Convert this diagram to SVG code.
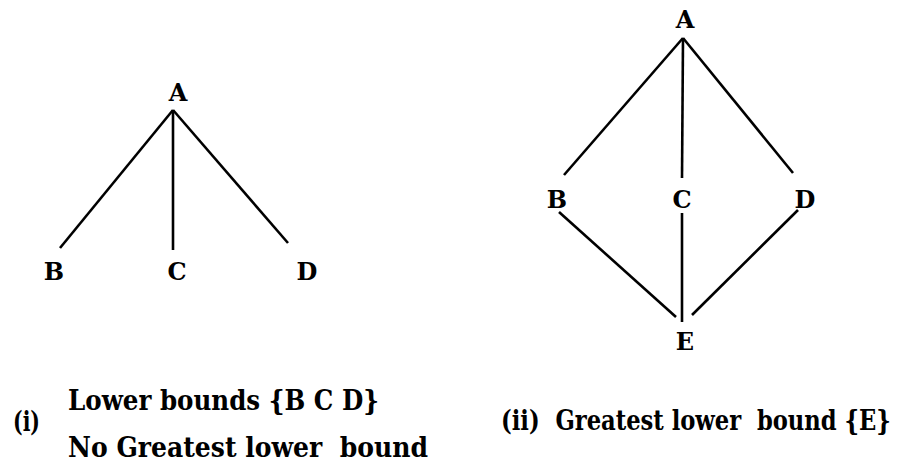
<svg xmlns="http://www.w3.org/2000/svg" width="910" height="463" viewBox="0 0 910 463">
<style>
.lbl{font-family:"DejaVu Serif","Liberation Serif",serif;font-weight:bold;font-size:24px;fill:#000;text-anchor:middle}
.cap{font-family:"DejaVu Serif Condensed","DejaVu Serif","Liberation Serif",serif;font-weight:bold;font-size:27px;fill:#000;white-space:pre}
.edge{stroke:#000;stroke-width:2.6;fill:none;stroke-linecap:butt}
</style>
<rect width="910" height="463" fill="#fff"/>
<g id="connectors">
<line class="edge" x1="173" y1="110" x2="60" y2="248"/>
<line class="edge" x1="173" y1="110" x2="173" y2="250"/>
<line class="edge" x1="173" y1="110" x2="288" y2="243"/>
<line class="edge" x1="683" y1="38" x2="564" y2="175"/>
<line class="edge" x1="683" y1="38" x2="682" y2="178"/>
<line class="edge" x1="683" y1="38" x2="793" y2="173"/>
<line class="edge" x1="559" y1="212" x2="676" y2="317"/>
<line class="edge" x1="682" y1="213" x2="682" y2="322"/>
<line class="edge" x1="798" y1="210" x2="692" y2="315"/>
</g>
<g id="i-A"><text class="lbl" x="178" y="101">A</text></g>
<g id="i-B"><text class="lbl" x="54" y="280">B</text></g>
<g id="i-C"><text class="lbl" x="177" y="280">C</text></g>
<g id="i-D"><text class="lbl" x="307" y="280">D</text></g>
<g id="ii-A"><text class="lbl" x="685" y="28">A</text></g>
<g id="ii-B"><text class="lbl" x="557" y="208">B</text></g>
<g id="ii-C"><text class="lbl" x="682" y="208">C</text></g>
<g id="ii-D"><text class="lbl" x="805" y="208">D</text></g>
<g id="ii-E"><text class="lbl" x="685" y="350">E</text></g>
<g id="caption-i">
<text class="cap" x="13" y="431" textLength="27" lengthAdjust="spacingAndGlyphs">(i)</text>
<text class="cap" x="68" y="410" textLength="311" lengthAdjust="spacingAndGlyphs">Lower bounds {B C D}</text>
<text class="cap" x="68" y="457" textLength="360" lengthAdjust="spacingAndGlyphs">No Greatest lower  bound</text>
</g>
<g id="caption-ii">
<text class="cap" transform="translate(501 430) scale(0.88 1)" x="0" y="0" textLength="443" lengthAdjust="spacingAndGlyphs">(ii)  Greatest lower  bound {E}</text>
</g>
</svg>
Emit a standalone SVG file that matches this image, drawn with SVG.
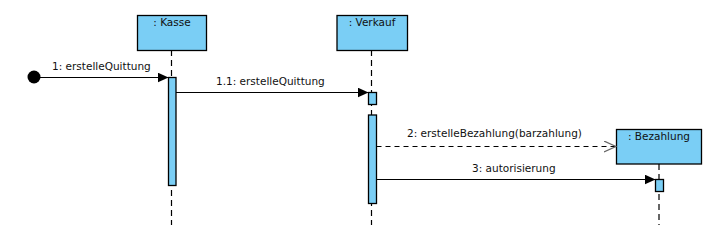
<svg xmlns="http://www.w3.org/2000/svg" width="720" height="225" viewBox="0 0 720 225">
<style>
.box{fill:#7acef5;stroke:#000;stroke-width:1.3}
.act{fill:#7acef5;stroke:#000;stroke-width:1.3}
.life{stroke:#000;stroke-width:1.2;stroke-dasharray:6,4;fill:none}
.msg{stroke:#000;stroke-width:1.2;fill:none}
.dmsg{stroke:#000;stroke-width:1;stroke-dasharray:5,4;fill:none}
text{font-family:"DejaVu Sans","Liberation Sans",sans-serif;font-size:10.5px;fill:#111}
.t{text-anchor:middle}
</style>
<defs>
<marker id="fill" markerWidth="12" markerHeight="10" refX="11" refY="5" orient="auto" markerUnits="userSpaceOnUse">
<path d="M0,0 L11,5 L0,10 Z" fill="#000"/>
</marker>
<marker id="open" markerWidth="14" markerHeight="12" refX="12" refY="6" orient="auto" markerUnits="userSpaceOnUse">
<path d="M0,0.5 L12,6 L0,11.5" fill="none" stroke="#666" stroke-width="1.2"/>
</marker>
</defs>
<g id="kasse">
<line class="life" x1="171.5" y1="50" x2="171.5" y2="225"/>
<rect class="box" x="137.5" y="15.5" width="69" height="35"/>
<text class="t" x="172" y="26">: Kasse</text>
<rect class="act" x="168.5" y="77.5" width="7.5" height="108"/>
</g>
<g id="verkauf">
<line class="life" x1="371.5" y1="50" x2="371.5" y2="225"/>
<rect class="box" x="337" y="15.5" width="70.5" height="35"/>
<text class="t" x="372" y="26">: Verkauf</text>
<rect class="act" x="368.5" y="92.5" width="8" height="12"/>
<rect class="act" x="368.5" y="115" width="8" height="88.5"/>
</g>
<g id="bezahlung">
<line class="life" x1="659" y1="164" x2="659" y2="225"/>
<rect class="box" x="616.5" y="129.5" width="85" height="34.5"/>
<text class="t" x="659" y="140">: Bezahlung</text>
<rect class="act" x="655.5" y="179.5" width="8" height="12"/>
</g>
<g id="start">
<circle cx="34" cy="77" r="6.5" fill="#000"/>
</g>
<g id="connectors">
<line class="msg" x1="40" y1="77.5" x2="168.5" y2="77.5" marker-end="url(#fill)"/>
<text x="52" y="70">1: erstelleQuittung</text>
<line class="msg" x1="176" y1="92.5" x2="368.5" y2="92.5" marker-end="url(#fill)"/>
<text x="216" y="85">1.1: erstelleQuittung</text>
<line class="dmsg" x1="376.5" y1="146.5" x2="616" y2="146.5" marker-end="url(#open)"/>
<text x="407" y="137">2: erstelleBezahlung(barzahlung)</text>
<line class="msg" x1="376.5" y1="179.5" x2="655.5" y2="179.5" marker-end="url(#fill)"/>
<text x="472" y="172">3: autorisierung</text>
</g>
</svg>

Goal:
Replicate the material above verbatim; images stay out of the copy.

The answer:
Convert this diagram to SVG code.
<svg xmlns="http://www.w3.org/2000/svg" width="910" height="463" viewBox="0 0 910 463">
<style>
.lbl{font-family:"DejaVu Serif","Liberation Serif",serif;font-weight:bold;font-size:24px;fill:#000;text-anchor:middle}
.cap{font-family:"DejaVu Serif Condensed","DejaVu Serif","Liberation Serif",serif;font-weight:bold;font-size:27px;fill:#000;white-space:pre}
.edge{stroke:#000;stroke-width:2.6;fill:none;stroke-linecap:butt}
</style>
<rect width="910" height="463" fill="#fff"/>
<g id="connectors">
<line class="edge" x1="173" y1="110" x2="60" y2="248"/>
<line class="edge" x1="173" y1="110" x2="173" y2="250"/>
<line class="edge" x1="173" y1="110" x2="288" y2="243"/>
<line class="edge" x1="683" y1="38" x2="564" y2="175"/>
<line class="edge" x1="683" y1="38" x2="682" y2="178"/>
<line class="edge" x1="683" y1="38" x2="793" y2="173"/>
<line class="edge" x1="559" y1="212" x2="676" y2="317"/>
<line class="edge" x1="682" y1="213" x2="682" y2="322"/>
<line class="edge" x1="798" y1="210" x2="692" y2="315"/>
</g>
<g id="i-A"><text class="lbl" x="178" y="101">A</text></g>
<g id="i-B"><text class="lbl" x="54" y="280">B</text></g>
<g id="i-C"><text class="lbl" x="177" y="280">C</text></g>
<g id="i-D"><text class="lbl" x="307" y="280">D</text></g>
<g id="ii-A"><text class="lbl" x="685" y="28">A</text></g>
<g id="ii-B"><text class="lbl" x="557" y="208">B</text></g>
<g id="ii-C"><text class="lbl" x="682" y="208">C</text></g>
<g id="ii-D"><text class="lbl" x="805" y="208">D</text></g>
<g id="ii-E"><text class="lbl" x="685" y="350">E</text></g>
<g id="caption-i">
<text class="cap" x="13" y="431" textLength="27" lengthAdjust="spacingAndGlyphs">(i)</text>
<text class="cap" x="68" y="410" textLength="311" lengthAdjust="spacingAndGlyphs">Lower bounds {B C D}</text>
<text class="cap" x="68" y="457" textLength="360" lengthAdjust="spacingAndGlyphs">No Greatest lower  bound</text>
</g>
<g id="caption-ii">
<text class="cap" transform="translate(501 430) scale(0.88 1)" x="0" y="0" textLength="443" lengthAdjust="spacingAndGlyphs">(ii)  Greatest lower  bound {E}</text>
</g>
</svg>
Emit a standalone SVG file that matches this image, drawn with SVG.
<svg xmlns="http://www.w3.org/2000/svg" width="720" height="225" viewBox="0 0 720 225">
<style>
.box{fill:#7acef5;stroke:#000;stroke-width:1.3}
.act{fill:#7acef5;stroke:#000;stroke-width:1.3}
.life{stroke:#000;stroke-width:1.2;stroke-dasharray:6,4;fill:none}
.msg{stroke:#000;stroke-width:1.2;fill:none}
.dmsg{stroke:#000;stroke-width:1;stroke-dasharray:5,4;fill:none}
text{font-family:"DejaVu Sans","Liberation Sans",sans-serif;font-size:10.5px;fill:#111}
.t{text-anchor:middle}
</style>
<defs>
<marker id="fill" markerWidth="12" markerHeight="10" refX="11" refY="5" orient="auto" markerUnits="userSpaceOnUse">
<path d="M0,0 L11,5 L0,10 Z" fill="#000"/>
</marker>
<marker id="open" markerWidth="14" markerHeight="12" refX="12" refY="6" orient="auto" markerUnits="userSpaceOnUse">
<path d="M0,0.5 L12,6 L0,11.5" fill="none" stroke="#666" stroke-width="1.2"/>
</marker>
</defs>
<g id="kasse">
<line class="life" x1="171.5" y1="50" x2="171.5" y2="225"/>
<rect class="box" x="137.5" y="15.5" width="69" height="35"/>
<text class="t" x="172" y="26">: Kasse</text>
<rect class="act" x="168.5" y="77.5" width="7.5" height="108"/>
</g>
<g id="verkauf">
<line class="life" x1="371.5" y1="50" x2="371.5" y2="225"/>
<rect class="box" x="337" y="15.5" width="70.5" height="35"/>
<text class="t" x="372" y="26">: Verkauf</text>
<rect class="act" x="368.5" y="92.5" width="8" height="12"/>
<rect class="act" x="368.5" y="115" width="8" height="88.5"/>
</g>
<g id="bezahlung">
<line class="life" x1="659" y1="164" x2="659" y2="225"/>
<rect class="box" x="616.5" y="129.5" width="85" height="34.5"/>
<text class="t" x="659" y="140">: Bezahlung</text>
<rect class="act" x="655.5" y="179.5" width="8" height="12"/>
</g>
<g id="start">
<circle cx="34" cy="77" r="6.5" fill="#000"/>
</g>
<g id="connectors">
<line class="msg" x1="40" y1="77.5" x2="168.5" y2="77.5" marker-end="url(#fill)"/>
<text x="52" y="70">1: erstelleQuittung</text>
<line class="msg" x1="176" y1="92.5" x2="368.5" y2="92.5" marker-end="url(#fill)"/>
<text x="216" y="85">1.1: erstelleQuittung</text>
<line class="dmsg" x1="376.5" y1="146.5" x2="616" y2="146.5" marker-end="url(#open)"/>
<text x="407" y="137">2: erstelleBezahlung(barzahlung)</text>
<line class="msg" x1="376.5" y1="179.5" x2="655.5" y2="179.5" marker-end="url(#fill)"/>
<text x="472" y="172">3: autorisierung</text>
</g>
</svg>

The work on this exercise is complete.